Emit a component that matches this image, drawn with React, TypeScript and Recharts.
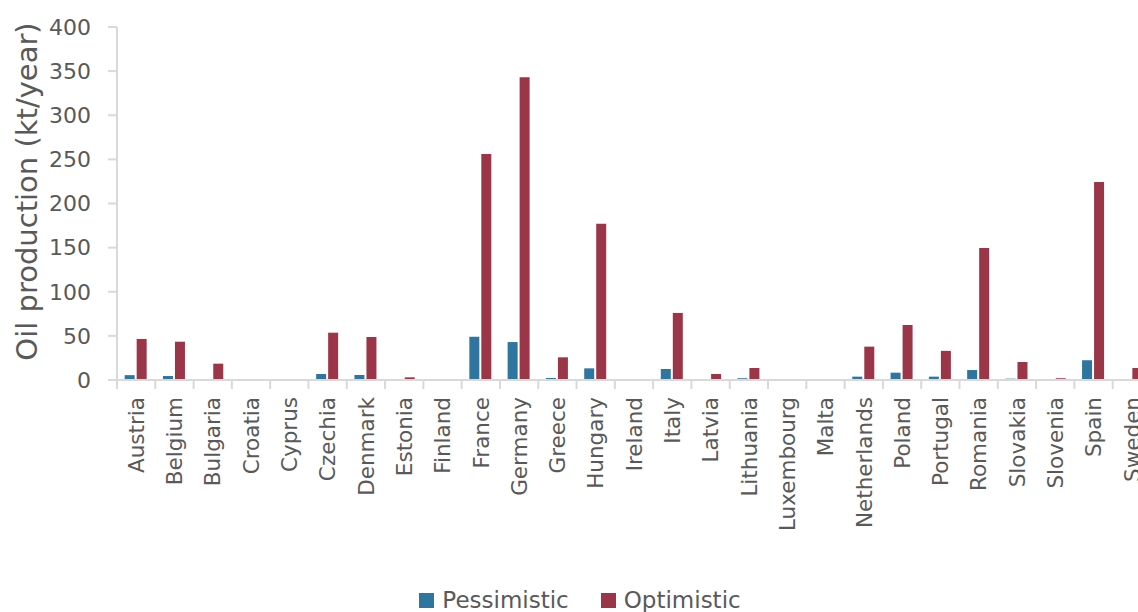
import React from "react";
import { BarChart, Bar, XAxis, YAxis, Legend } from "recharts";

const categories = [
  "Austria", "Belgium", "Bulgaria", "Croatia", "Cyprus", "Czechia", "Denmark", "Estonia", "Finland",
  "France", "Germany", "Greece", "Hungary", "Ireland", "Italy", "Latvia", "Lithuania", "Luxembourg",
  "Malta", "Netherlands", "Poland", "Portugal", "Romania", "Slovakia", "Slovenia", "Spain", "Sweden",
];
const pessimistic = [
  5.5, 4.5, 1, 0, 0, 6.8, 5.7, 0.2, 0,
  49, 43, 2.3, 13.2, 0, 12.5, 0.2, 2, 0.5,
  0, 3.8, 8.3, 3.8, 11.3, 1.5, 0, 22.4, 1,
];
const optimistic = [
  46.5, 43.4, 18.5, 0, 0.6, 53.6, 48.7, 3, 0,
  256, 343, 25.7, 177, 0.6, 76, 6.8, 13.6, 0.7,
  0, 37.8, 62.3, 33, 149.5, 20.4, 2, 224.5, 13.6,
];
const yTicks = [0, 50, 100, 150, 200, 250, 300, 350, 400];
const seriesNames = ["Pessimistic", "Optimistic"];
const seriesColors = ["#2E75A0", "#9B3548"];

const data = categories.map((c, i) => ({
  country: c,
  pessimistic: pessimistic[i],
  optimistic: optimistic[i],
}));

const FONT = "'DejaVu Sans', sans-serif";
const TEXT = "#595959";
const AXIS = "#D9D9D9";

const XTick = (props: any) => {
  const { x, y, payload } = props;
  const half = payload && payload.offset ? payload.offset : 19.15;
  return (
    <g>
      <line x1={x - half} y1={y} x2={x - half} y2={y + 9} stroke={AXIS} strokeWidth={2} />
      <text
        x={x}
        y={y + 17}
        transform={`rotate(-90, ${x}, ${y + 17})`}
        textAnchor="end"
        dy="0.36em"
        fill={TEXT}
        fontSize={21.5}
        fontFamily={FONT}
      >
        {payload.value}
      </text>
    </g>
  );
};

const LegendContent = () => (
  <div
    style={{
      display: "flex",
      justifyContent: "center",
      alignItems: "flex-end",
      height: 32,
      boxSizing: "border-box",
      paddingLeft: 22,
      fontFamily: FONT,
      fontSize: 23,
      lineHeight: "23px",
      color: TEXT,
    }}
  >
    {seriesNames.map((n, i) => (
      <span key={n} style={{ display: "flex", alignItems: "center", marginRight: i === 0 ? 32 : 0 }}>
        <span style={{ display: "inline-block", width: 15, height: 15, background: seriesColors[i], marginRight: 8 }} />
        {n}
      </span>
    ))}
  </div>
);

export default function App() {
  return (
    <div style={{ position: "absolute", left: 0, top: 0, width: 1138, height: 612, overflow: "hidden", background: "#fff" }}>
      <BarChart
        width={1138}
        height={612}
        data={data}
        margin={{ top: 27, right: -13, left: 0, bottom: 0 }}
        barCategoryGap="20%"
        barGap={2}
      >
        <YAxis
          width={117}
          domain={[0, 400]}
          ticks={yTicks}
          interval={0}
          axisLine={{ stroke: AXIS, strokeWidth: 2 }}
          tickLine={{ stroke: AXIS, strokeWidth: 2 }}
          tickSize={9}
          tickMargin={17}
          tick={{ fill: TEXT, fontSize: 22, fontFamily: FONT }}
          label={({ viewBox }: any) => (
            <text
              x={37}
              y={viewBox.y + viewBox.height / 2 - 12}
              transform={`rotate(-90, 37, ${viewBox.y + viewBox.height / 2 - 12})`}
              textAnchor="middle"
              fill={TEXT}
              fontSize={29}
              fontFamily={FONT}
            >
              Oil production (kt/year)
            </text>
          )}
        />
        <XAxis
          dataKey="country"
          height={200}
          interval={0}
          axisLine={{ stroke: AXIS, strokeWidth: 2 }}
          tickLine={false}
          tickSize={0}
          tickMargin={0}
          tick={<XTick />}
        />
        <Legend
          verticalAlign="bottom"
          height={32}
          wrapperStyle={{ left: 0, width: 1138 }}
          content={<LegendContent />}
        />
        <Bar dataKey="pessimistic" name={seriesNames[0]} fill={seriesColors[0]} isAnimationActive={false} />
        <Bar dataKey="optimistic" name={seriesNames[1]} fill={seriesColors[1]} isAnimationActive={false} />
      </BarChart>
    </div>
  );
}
━━━
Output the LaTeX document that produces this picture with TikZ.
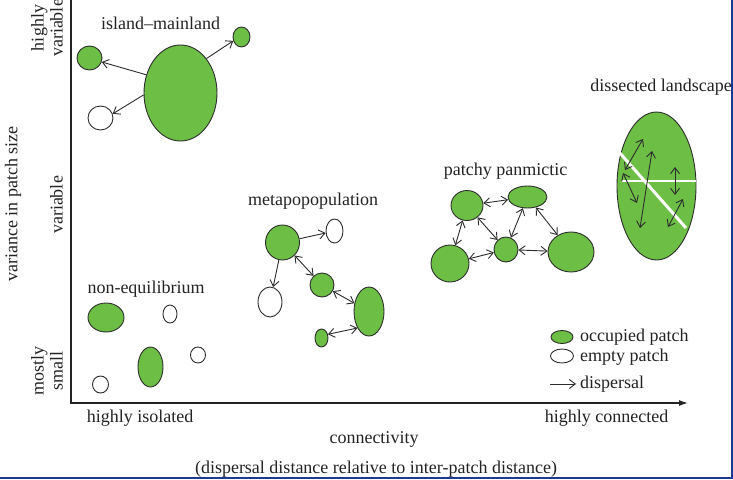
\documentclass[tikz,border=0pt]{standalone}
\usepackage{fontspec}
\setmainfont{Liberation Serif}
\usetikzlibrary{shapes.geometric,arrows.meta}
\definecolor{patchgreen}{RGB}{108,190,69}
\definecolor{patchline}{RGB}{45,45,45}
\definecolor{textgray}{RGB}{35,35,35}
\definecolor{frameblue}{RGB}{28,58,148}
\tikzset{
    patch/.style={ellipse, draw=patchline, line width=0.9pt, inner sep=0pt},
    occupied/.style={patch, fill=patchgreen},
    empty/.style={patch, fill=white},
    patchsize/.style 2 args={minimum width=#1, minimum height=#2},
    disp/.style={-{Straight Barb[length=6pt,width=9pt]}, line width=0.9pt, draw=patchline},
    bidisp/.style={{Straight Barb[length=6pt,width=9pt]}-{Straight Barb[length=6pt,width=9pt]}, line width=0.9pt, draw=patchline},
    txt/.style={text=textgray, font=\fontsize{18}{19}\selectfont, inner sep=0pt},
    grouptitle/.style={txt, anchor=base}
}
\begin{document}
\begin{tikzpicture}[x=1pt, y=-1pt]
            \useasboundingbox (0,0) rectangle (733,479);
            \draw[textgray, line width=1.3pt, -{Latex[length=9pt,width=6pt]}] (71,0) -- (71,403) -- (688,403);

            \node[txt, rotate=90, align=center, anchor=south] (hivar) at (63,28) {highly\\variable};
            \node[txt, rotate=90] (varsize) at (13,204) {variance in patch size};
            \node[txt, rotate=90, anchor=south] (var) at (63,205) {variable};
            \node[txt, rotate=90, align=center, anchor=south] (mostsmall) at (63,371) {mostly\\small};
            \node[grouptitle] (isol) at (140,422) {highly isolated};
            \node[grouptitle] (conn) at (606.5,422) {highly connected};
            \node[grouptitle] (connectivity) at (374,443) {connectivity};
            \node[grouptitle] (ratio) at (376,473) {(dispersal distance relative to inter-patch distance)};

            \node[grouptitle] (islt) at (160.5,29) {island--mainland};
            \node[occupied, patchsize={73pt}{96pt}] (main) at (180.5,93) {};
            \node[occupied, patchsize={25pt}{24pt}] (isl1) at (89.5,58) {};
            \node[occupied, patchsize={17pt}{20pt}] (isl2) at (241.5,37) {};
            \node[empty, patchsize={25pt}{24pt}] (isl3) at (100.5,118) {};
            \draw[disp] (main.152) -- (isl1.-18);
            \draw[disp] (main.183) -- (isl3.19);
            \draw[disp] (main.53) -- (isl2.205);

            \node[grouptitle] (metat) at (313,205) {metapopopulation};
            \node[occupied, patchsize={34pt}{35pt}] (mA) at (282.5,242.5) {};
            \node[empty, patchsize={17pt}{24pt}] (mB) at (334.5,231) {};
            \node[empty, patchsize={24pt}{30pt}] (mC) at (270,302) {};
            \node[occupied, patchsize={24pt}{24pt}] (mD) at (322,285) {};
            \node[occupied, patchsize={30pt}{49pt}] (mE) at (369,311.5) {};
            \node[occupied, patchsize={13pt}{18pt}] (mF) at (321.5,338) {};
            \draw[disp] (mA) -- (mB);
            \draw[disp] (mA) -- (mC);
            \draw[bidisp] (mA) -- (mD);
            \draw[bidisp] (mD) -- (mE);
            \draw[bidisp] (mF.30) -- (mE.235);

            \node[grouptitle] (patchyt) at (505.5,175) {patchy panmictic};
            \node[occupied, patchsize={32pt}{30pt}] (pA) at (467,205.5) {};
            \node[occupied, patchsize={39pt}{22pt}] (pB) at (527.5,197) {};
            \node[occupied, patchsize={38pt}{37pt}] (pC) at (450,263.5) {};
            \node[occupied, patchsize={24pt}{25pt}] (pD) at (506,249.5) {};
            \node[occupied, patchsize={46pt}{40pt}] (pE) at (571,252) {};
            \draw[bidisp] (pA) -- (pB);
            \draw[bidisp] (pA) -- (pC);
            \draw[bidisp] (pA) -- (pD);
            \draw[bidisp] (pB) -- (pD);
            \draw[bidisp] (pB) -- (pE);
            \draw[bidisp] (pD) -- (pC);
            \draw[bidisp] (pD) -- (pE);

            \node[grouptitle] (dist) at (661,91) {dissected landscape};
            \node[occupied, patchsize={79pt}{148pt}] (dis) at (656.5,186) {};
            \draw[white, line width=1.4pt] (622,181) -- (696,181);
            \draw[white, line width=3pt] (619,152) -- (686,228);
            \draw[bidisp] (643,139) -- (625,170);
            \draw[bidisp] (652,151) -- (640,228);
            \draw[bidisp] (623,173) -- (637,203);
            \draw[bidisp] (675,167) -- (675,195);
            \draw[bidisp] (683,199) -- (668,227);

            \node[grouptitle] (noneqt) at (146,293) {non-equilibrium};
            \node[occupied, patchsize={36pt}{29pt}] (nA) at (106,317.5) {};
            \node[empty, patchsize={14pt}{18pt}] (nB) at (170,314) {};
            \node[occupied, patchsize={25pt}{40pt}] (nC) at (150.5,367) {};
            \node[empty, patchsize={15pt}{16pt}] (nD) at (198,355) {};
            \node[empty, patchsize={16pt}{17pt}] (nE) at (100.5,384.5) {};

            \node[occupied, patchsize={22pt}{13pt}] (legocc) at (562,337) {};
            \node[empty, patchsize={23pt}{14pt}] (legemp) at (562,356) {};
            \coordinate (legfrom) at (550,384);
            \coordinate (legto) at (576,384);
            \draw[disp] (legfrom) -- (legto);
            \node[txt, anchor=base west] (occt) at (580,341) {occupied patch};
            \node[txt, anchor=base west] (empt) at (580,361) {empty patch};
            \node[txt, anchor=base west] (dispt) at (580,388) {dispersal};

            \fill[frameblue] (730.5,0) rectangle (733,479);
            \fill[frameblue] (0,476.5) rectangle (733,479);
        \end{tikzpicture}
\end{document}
━━━
- [INSTRUCTION]: Extract from the material above the stretch running from the line containing "Emit a component" through the line containing "XAxis, YAxis, Legend". Keep the text exact and the pictures out.

- [FULL OUTPUT]:
Emit a component that matches this image, drawn with React, TypeScript and Recharts.
import React from "react";
import { BarChart, Bar, XAxis, YAxis, Legend } from "recharts";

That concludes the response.